Entonces le di mi teléfono y esperé que la operadora sí lo entendiera. Sentí que hablaron mucho rato, aunque no sé qué se habrán dicho. Cuando me pasó el teléfono de vuelta la llamada seguía. Ella me pregunto mi nombre. Le dije que me llamaba Maria. Me preguntó si estaríamos con él y le hice saber que no nos iríamos hasta que alguien viniera a ayudar. Le dejé claro que era urgente. Entonces me preguntó si estaba herido y le dije que él no estaba físicamente herido, que no había sangre por ningun lado. Él solo estaba herido por dentro.

Supe después, por Sam, que más que herido estaba vacío. A esas personas que lo aferraban a la vida, él sólo les pedía que lo dejaran morir. Decía que ya no quería vivir. 

No sé con certeza qué le dijeron para convencerlo de no saltar, pero sé que le hicieron saber que no estaba solo. 

De hecho, ya no estaba solo. En esos minutos más personas se habían acercado y había una atmósfera de camaradería entre todos nosotros. Nuestra meta común era salvarlo, salvar a alguien que decía: “Déjenme morir”.

Cuando escuchamos las sirenas de las patrullas, respiramos. Íbamos a entregarle un hombre vivo a oficiales que ya estaban acostumbrados a esta situación y eso nos aliviaba. 

Llegaron unos seis policías y se impusieron sin sutilezas, imponentes y dominantes. Nosotros los civiles nos veíamos unos con otros, ya de retirada. Aquellos que lo sostuvieron parecían decirse: “Lo hicimos” y yo les agradecí a cada uno. Estrecharon sus manos, sus brazos.
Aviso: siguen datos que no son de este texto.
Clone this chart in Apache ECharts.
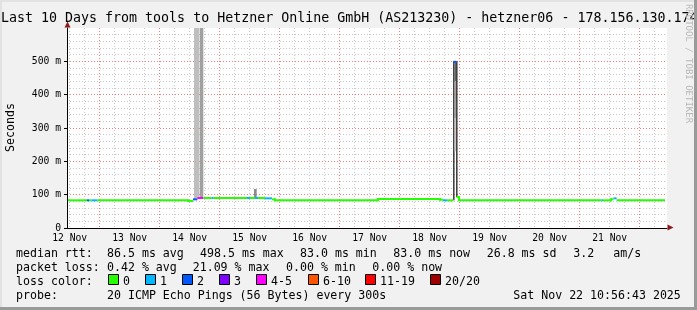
<!DOCTYPE html>
<html><head><meta charset="utf-8">
<script src="https://cdn.jsdelivr.net/npm/echarts@6/dist/echarts.min.js"></script>
<style>html,body{margin:0;padding:0;background:#f1f1f1}#c{width:697px;height:310px}</style>
</head><body><div id="c"></div>
<script>
// Time unit: hours since 12 Nov 00:00
const startHour = 10.95;   // 12 Nov 10:57
const endHour = 250.95;    // 22 Nov 10:57
const xLabelHours = [12, 36, 60, 84, 108, 132, 156, 180, 204, 228];
const xLabels = ['12 Nov','13 Nov','14 Nov','15 Nov','16 Nov','17 Nov','18 Nov','19 Nov','20 Nov','21 Nov'];
const yTickValues = [0, 100, 200, 300, 400, 500];
const yTickLabels = ['0', '100 m', '200 m', '300 m', '400 m', '500 m'];

// Median RTT (ms) as steps: segment start hour, median, lost pings (of 20)
const segStart  = [10.95, 18.95, 19.95, 20.75, 23.15, 59.35, 61.35, 63.1, 65.5, 68.8, 69.6, 82.95, 84.15, 86.15, 87.35, 90.15, 92.95, 94.15, 135.35, 160.15, 161.35, 162.95, 165.55, 166.75, 167.75, 224.75, 225.35, 228.55, 229.5, 230.8];
const segMedian = [83,    83,    83,    83,    83,    81,    86,    90,   90,   90,   90,   90,    90,    90,    90,    89,    86,    83,    87,     85,     83,     83,     498.5,  93,     83,     83,     83,     86,     89,    83];
const segLoss   = [0,     2,     0,     1,     0,     0,     2,     4,    0,    1,    0,    1,     0,     1,     0,     1,     0,     0,     0,      0,      1,      0,      2,      0,      0,      1,      0,      0,      1,     0];
const segEnd = 250.15;

// Smoke (ping spread): start hour, end hour, low ms, high ms, density 0..1
const smokeStart   = [61.75, 64.0,  85.75, 165.4,  165.95, 165.95, 165.95, 166.6];
const smokeEnd     = [63.75, 65.47, 86.83, 165.95, 166.6,  166.6,  166.6,  167.15];
const smokeLow     = [88,    90,    91,    83,     440,    330,    230,    93];
const smokeHigh    = [640,   640,   117,   500,    500,    440,    330,    500];
const smokeDensity = [0.2,   0.35,  0.45,  0.95,   0.65,   0.35,   0.15,   0.95];

// Legend texts
const lossLabels = ['0','1','2','3','4-5','6-10','11-19','20/20'];
const lossColors = ['#26ff00','#00b8ff','#0059ff','#7e00ff','#ff00ff','#ff5500','#ff0000','#a10000'];
const statRtt = ['86.5 ms avg', '498.5 ms max', '83.0 ms min', '83.0 ms now', '26.8 ms sd', '3.2', 'am/s'];
const statLoss = ['0.42 % avg', '21.09 % max', '0.00 % min', '0.00 % now'];
const titleText = 'Last 10 Days from tools to Hetzner Online GmbH (AS213230) - hetzner06 - 178.156.130.174';
const probeText = '20 ICMP Echo Pings (56 Bytes) every 300s';
const dateText = 'Sat Nov 22 10:56:43 2025';

function lossClass(p){ if(p<=3) return p; if(p<=5) return 4; if(p<=10) return 5; if(p<=19) return 6; return 7; }

const medianData = segStart.map((s,i)=>[s, i<segStart.length-1?segStart[i+1]:segEnd, segMedian[i], lossClass(segLoss[i])]);
const smokeData = smokeStart.map((s,i)=>[s, smokeEnd[i], smokeLow[i], smokeHigh[i], smokeDensity[i]]);

const majorX = [], minorX = [];
for (let h = 6; h < endHour; h += 6) { if (h <= startHour) continue; if (h % 24 === 0) majorX.push(h); else minorX.push(h); }
const minorY = []; for (let v = 20; v <= 600; v += 20) if (v % 100 !== 0) minorY.push(v);

const FONT = 'DejaVu Sans Mono';
const chart = echarts.init(document.getElementById('c'), null, {renderer:'canvas'});
const G = {left:67, top:28, width:600, height:200};
const dotGray = {color:'#c8c8c8', width:1, type:[1,2]};
const dotRed = {color:'#ec8080', width:1, type:[1,2]};

const textRows = [];
function txt(x, y, s, extra){ textRows.push(Object.assign({type:'text', x:x, y:y, silent:true, style:{text:s, fill:'#000', font:'11.6px "'+FONT+'"', textVerticalAlign:'middle'}}, extra||{})); }
txt(1, 19, titleText, {style:{text:titleText, fill:'#000', font:'13.3px "'+FONT+'"', textVerticalAlign:'middle'}});
txt(16, 253.5, 'median rtt:');
[107, 200, 300, 393.3, 486.7, 573.3, 613.3].forEach((x,i)=>txt(x, 253.5, statRtt[i]));
txt(16, 267.5, 'packet loss:');
[107, 192.7, 286, 372.3].forEach((x,i)=>txt(x, 267.5, statLoss[i]));
txt(16, 281.5, 'loss color:');
const boxX = [108, 145, 182, 219, 256, 308, 365, 430];
lossLabels.forEach((l,i)=>{
  textRows.push({type:'rect', shape:{x:boxX[i]+0.5, y:274.5, width:10, height:10}, style:{fill:lossColors[i], stroke:'#000', lineWidth:1}, silent:true});
  txt(boxX[i]+15, 281.5, l);
});
txt(16, 295.5, 'probe:');
txt(107, 295.5, probeText);
txt(513.3, 295.5, dateText);
// Y axis title
textRows.push({type:'text', x:10.5, y:127.5, rotation:Math.PI/2, silent:true, style:{text:'Seconds', fill:'#000', font:'11.6px "'+FONT+'"', textAlign:'center', textVerticalAlign:'middle'}});
// rrdtool watermark
textRows.push({type:'text', x:688.5, y:63.5, rotation:-Math.PI/2, silent:true, z:100, style:{text:'RRDTOOL / TOBI OETIKER', fill:'#b8b8b8', font:'9px "'+FONT+'"', textAlign:'center', textVerticalAlign:'middle'}});
// frame shading
textRows.push({type:'rect', shape:{x:0,y:0,width:697,height:2}, style:{fill:'#e2e2e2'}, silent:true});
textRows.push({type:'rect', shape:{x:0,y:0,width:2,height:310}, style:{fill:'#e2e2e2'}, silent:true});
textRows.push({type:'rect', shape:{x:0,y:307,width:697,height:3}, style:{fill:'#9a9a9a'}, silent:true});
textRows.push({type:'rect', shape:{x:694,y:0,width:3,height:310}, style:{fill:'#9a9a9a'}, silent:true});
// axis arrows
textRows.push({type:'polygon', shape:{points:[[67.5,21.5],[64.5,27.5],[70.5,27.5]]}, style:{fill:'#8b1a1a'}, silent:true, z:50});
textRows.push({type:'polygon', shape:{points:[[673.5,227.5],[667.5,224.5],[667.5,230.5]]}, style:{fill:'#8b1a1a'}, silent:true, z:50});

chart.setOption({
  animation:false,
  backgroundColor:'#f1f1f1',
  grid:[{left:G.left, top:G.top, width:G.width, height:G.height, show:true, backgroundColor:'#ffffff', borderWidth:0}],
  xAxis:[
    {type:'value', min:startHour, max:endHour, gridIndex:0, position:'bottom', z:10,
     axisLine:{show:true, onZero:false, lineStyle:{color:'#000', width:1}},
     axisTick:{show:false, customValues:xLabelHours},
     splitLine:{show:false},
     axisLabel:{customValues:xLabelHours, formatter:(v)=>xLabels[xLabelHours.indexOf(v)] || '', fontFamily:FONT, fontSize:9.7, color:'#000', margin:5}},
    {type:'value', min:startHour, max:endHour, gridIndex:0, show:true,
     axisLine:{show:false}, axisLabel:{show:false},
     axisTick:{show:false, customValues:minorX},
     splitLine:{show:true, lineStyle:dotGray}},
    {type:'value', min:startHour, max:endHour, gridIndex:0, show:true,
     axisLine:{show:false}, axisLabel:{show:false},
     axisTick:{show:false, customValues:majorX},
     splitLine:{show:true, lineStyle:dotRed}}
  ],
  yAxis:[
    {type:'value', min:0, max:600, gridIndex:0, z:10,
     axisLine:{show:true, onZero:false, lineStyle:{color:'#000', width:1}},
     axisTick:{show:true, length:3, customValues:yTickValues, lineStyle:{color:'#000'}},
     splitLine:{show:false},
     axisLabel:{customValues:yTickValues, formatter:(v)=>yTickLabels[yTickValues.indexOf(v)] || '', fontFamily:FONT, fontSize:9.7, color:'#000', margin:6}},
    {type:'value', min:0, max:600, gridIndex:0, show:true,
     axisLine:{show:false}, axisLabel:{show:false},
     axisTick:{show:false, customValues:minorY},
     splitLine:{show:true, lineStyle:dotGray}},
    {type:'value', min:0, max:600, gridIndex:0, show:true,
     axisLine:{show:false}, axisLabel:{show:false},
     axisTick:{show:false, customValues:[100,200,300,400,500]},
     splitLine:{show:true, lineStyle:dotRed}}
  ],
  series:[
    {type:'custom', name:'smoke', xAxisIndex:0, yAxisIndex:0, clip:true, z:3,
     data:smokeData, encode:{x:[0,1], y:[2,3]},
     renderItem:(params, api)=>{
       const p1 = api.coord([api.value(0), api.value(3)]);
       const p2 = api.coord([api.value(1), api.value(2)]);
       const d = api.value(4);
       const g = Math.round(230 - d*200);
       const rect = echarts.graphic.clipRectByRect({x:p1[0], y:p1[1], width:p2[0]-p1[0], height:p2[1]-p1[1]},
         {x:params.coordSys.x, y:params.coordSys.y, width:params.coordSys.width, height:params.coordSys.height});
       if(!rect) return;
       return {type:'rect', shape:rect, style:{fill:'rgb('+g+','+g+','+g+')'}};
     }},
    {type:'custom', name:'median', xAxisIndex:0, yAxisIndex:0, clip:true, z:5,
     data:medianData, encode:{x:[0,1], y:2},
     renderItem:(params, api)=>{
       const i = params.dataIndex;
       const s = api.value(0), e = api.value(1), v = api.value(2), c = api.value(3);
       const a = api.coord([s, v]), b = api.coord([e, v]);
       const kids = [{type:'line', shape:{x1:a[0], y1:a[1], x2:b[0], y2:b[1]}, style:{stroke:lossColors[c], lineWidth:2, lineCap:'butt'}}];
       if (i > 0 && medianData[i-1][3] === c && medianData[i-1][2] !== v) {
         const pv = api.coord([s, medianData[i-1][2]]);
         kids.push({type:'line', shape:{x1:a[0], y1:pv[1], x2:a[0], y2:a[1]}, style:{stroke:lossColors[c], lineWidth:2, lineCap:'square'}});
       }
       return {type:'group', children:kids};
     }}
  ],
  graphic: textRows
});
</script></body></html>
Quería abrazarlos y agradecerles con el corazón, pero todo pasó muy rápido y cuando recuperé la conciencia estaba llorando en la otra esquina del puente porque con Sam y un grupo de extraño habíamos salvado una vida y eso no es algo que pase todos los días. 

Bromeé diciendo que al hombre le hacía falta una Casilda, una perrita que lo acompañe, y nos fuimos a casa, a abrazar a nuestra perra. Ahora mismo la miro y me da paz su sola presencia. Pienso en ese hombre y solo espero que él también encuentre la paz. Que hoy empiece su nueva vida y que pueda hacerlo en paz.